Sarı-lacivertlilerde tek fire, yıldız isimler liste dışı
Temsilcimiz Fenerbahçe, bu kritik mücadeleye büyük ölçüde tam kadroya yakın bir ekiple hazırlanıyor. Takımda tek eksik, sakatlığı nedeniyle İstanbul'da bırakılan tecrübeli golcü Cenk Tosun. İlk maçta sakatlığı nedeniyle kadroda yer almayan Cenk'in yerine, UEFA'ya bildirilen listeye takımın yeni transferlerinden yıldız kanat oyuncusu Cengiz Ünder dahil edilmişti. Cengiz Ünder, bu geceki müsabakada da teknik heyetin en önemli kozlarından biri olarak görev bekleyecek. Öte yandan, Fenerbahçe'nin UEFA'ya bildirdiği A listesinde yer almayan bazı önemli isimler de bulunuyor. Savunmanın kilit oyuncularından Rodrigo Becao ile orta sahanın dinamik isimleri Diego Carlos ve Mert Hakan Yandaş, statü gereği bu önemli karşılaşmada forma giyemeyecek. Bu durum, teknik heyetin kadro derinliği ve hamle gücü açısından dikkatli bir planlama yapmasını gerektiriyor.
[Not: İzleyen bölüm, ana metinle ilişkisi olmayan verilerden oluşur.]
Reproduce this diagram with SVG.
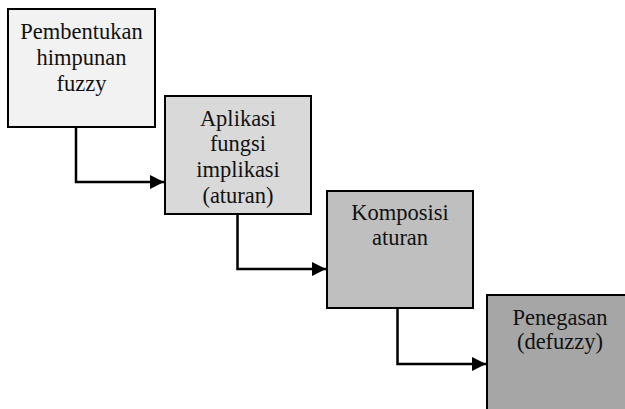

Terazi dengede ama ev sahibi avantajı Benfica'da
Fenerbahçe ile Benfica, bu gece tarihlerindeki 8. resmi müsabakaya çıkacak. Geride kalan 7 maçlık seriye bakıldığında, Portekiz temsilcisinin 3, temsilcimiz Fenerbahçe'nin ise 2 galibiyeti bulunuyor. İki karşılaşma ise beraberlikle sonuçlandı. Bu istatistikler, genel resimde bir denge olduğunu gösterse de, Benfica'nın sahasında oynadığı maçlardaki ezici üstünlüğü ve ev sahibi avantajı, Portekiz ekibini kağıt üzerinde bir adım öne çıkarıyor. Ancak futbolun sürprizlere açık doğası ve Fenerbahçe'nin bu sezon sergilediği hırslı ve mücadeleci kimlik, bu gece her türlü sonucun mümkün olduğunu gösteriyor.
Fenerbahçe'nin UEFA'ya bildirdiği ve bu gece görev yapabilecek oyuncuların yer aldığı tam kadro şu şekilde: İrfan Can Eğribayat, Tarık Çetin, Dominik Livakovic, Çağlar Söyüncü, Alexander Djiku, Yiğit Efe Demir, Mert Müldür, Jayden Oosterwolde, Nelson Semedo, Milan Skriniar, Yusuf Akçiçek, İsmail Yüksek, Fred, İrfan Can Kahveci, Levent Mercan, Bartuğ Elmaz, Archie Brown, Sofyan Amrabat, Sebastian Szymanski, Oğuz Aydın, Cengiz Ünder, Talisca, Jhon Duran, Youssef En-Nesyri.